As one of the first to regularly document Google's systematic hypocrisy of saying one thing and doing another, and demanding its competitors operate in ways Google is unwilling operate, it is important to address the sincerity of Google's arguments against being subject to "search neutrality" by governments, as explained by Ms. Mayer, Google's VP of Product and User Experience, in her FT op-ed: "Do not neutralise the web's endless search."
- Innovation: Google argues search neutrality mandates could stifle its innovation.
- However, Google has summarily dismissed that same innovation problem argument made by its competitors as the lead bankroller and lobbying force for the last four years behind the push for preemptive "net neutrality" mandates and Title II Telephone monopoly price and non-discrimination regulation for all broadband providers.

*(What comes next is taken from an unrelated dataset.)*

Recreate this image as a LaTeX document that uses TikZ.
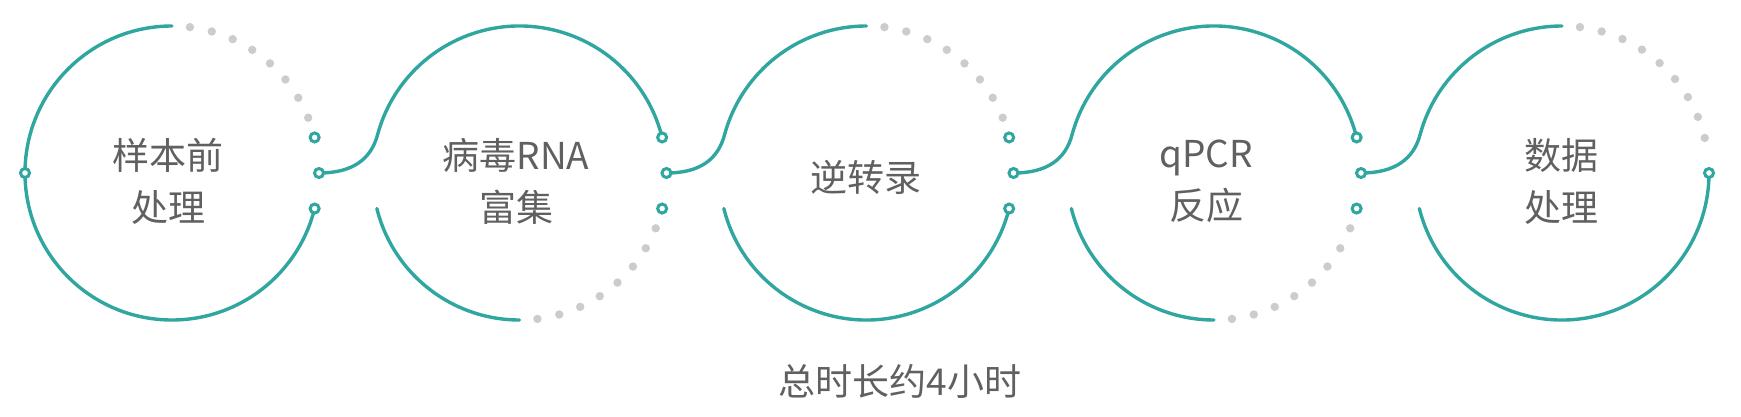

- Abuse: Google argues that antitrust oversight of search would lead to gaming of the algorithm and harming the consumer experience.
- Google's argument is a straw man, as there are a number of internal controls, and third-party/Government oversight processes and procedures that could address anti-competitive or deceptive business practices without the full disclosure of Google's trade secrets.
- Everyone knows there are business confidentiality rules the government follows that can easily address this Google concern.
- Commoditization: How can Google argue that an expectation that Google not use its monopoly power to discriminate against non-Google-owned content would result in commoditization, when Google argues that mandated monopoly non-discrimination regulation of its competitive broadband competitors would not result in commoditization?
- Consumer Choice: Google argues that antitrust oversight of the neutrality and fairness of its search results would undermine consumer choice and search competition.
- The problem is that, despite arguing that Google works for users, Google gets paid by advertisers and publishers -- not users.
- Google has a standard "Competition is One Click Away" defense that is bogus because the anti-competitive problem results from the Internet Choice Paradox, where consumer have great choice of digital information providers, but digital information providers face a Google bottleneck in reaching the global Internet audience.
In sum, Google's self-proclaimed "search neutrality" problem is entirely of its own making.
- It has been caught in its own "don't be evil" net, and its own longstanding, well-documented, and principled public stances arguing for world neutrality, openness, transparency, and no censorship on the Internet.
Google's bigger problem is that it has little credibility in arguing that all the rules that Google has sought to burden its competitors with should not apply fairly to Google, when Google is caught doing what Google has long argued is wrong.
- No PR contortions from Google's legendary PR machine, can get people to support principles, laws, and regulations that apply to everyone... but Google.